Peterson, who got to dominate the quarterbacks in games of hit the bucket, echoed the excitement felt by the team with seeing practice shown in the documentary.
"We're with each other all day. All throughout that day and just the way we communicate and the way we interact with one another," Peterson said. "We see how hard coach gets on us, but at the same time the love they have for us. That's pretty intriguing to me -- taking the cameras home and seeing what our wives, significant others do during the game, in the week leading up to the game. That was one of my favorite moments."

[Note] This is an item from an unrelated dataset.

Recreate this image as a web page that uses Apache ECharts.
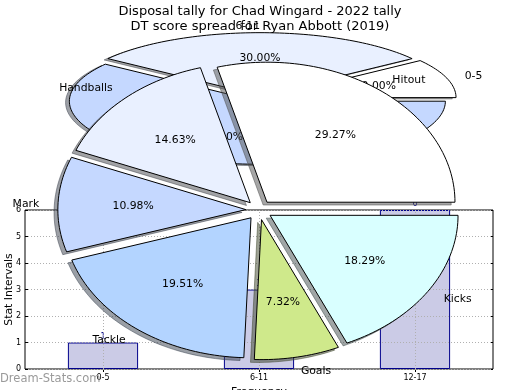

There are also pretty incredible insider-y moments subtly massaged by the four NFL Films directors (Jay Jackson, Steve Trout, Julia Harmon and Shannon Furman), like when Arians is in his office and hears Joe Philbin's been fired by the Miami Dolphins and replaced by Dan Campbell.
He's obviously sympathetic, noting he's been on that end of things quite a few times. (Shout out to BA for drinking from the CBS "We Need to Talk" coffee mug too.)
"They still have a FireBruceArians.com in Pittsburgh I think," Arians deadpans.
Getting insight into how a head coach reacts to the news of a colleague being fired is something you won't find anywhere else. And you can't dive into the January discussions of players and coaches as they press on towards the ultimate goal of trying to win a Super Bowl very often either.
Arizona fell short but, as Arians said after the NFC Championship Game loss to the Panthers, had "a lot to be proud of."
The suddenness of an NFL season ending in January is hard to catch up to. It's easier to move on and look at the next set of games when you're not the one on the losing end.
"Just make sure when we come back, we came back with the purpose we came last year," Arians says.
Good television successfully bookends the beginning and the end of a story. For the Cardinals, confetti wasn't falling down at the end, but you watch the full series, maybe on a bender, and you understand the logic behind the title. You get a sense of growth for the team. You see why they rally behind the leadership of the club, and it's not hard to distinguish a clear belief on the inside that they're not that far from something special again.